Proses pelaksanaan acara itu, diakhiri dengan pemberkatan secara Katholik oleh Pater Andre sebagai simbol pengukuhan perdamaian tersebut.
Pantauan GardaNTT, pelaksanaan acara perdamaian itu dimulai sejak pukul 22.00 sampai pada pukul 23.30 Wita.
Turut hadir dari kedua belah pihak, diantaranya dari pihak TNI diwakili oleh Danramil 1612/08 Macang Pacar Lettu Inf Simon Halek, Pasi Intel Kodim 1612 Manggarai Lettu Inf. Valentinus Lanar beserta jajaran dan dari pihak Polri diwakili Ipda Matheos Siok beserta jajarannya, dan dari pihak korban dihadiri langsung oleh Yoseph Sudirman Bagu beserta keluarga dan juga disaksikan oleh Camat Ndoso, Fransiskus Tote, tokoh agama dan tokoh masyarakat setempat.
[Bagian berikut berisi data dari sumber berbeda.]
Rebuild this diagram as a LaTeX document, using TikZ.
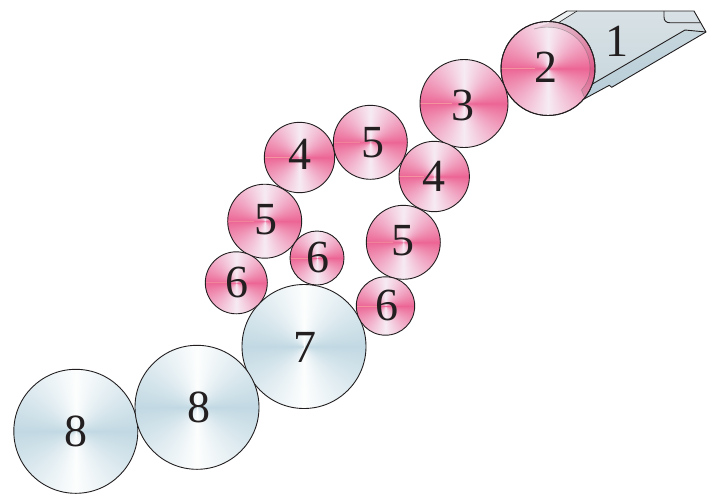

Diketahui sebelumnya, pada Jumaat (19/3/2021) lalu, Kapolres Manggarai Barat didampingi Dandim 1612 Manggarai dalam pernyataan persnya mengatakan jika pihaknya tengah memproses 4 laporan dalam kasus tersebut.
Laporan yang dimaksud diantaranya, laporan Yosef Sudirman Bagu atas penganiyaan yang dilakukaan oknum Polisi dan Tentara. Kedua, laporan Fendi seorang warga Desa Golo Poleng, Kecamatan Ndoso, Kabupaten Manggarai Barat yang mengaku dianiaya Yosef Sudirman Bagu. Ketiga, Polisi yang melaporkan Yosef Sudirman Bagu yang melakukan perlawanan ketika hendak ditangkap. Yosef sebelumnya diduga melakukan penganiyaan terhadap Fendi, dan Keempat, polisi yang melaporkan adanya dugaan pemerasan terhadap pihak Kodim Manggarai Barat senilai 150 juta rupiah.
Dengan dilaksanakannya acara perdamaian, keterangan Lettu Inf. Valentinus Lanar yang mewakili pihak TNI dan diamini oleh Ipda Matheos A. D. Siok yang mewakili Polres Manggarai Barat kepada media ini mengatakan bahwa laporan-laporan tersebut dinyatakan di cabut. Dengan demikian, proses penyelidikan atas kasus itu serta pengembangannya dihentikan.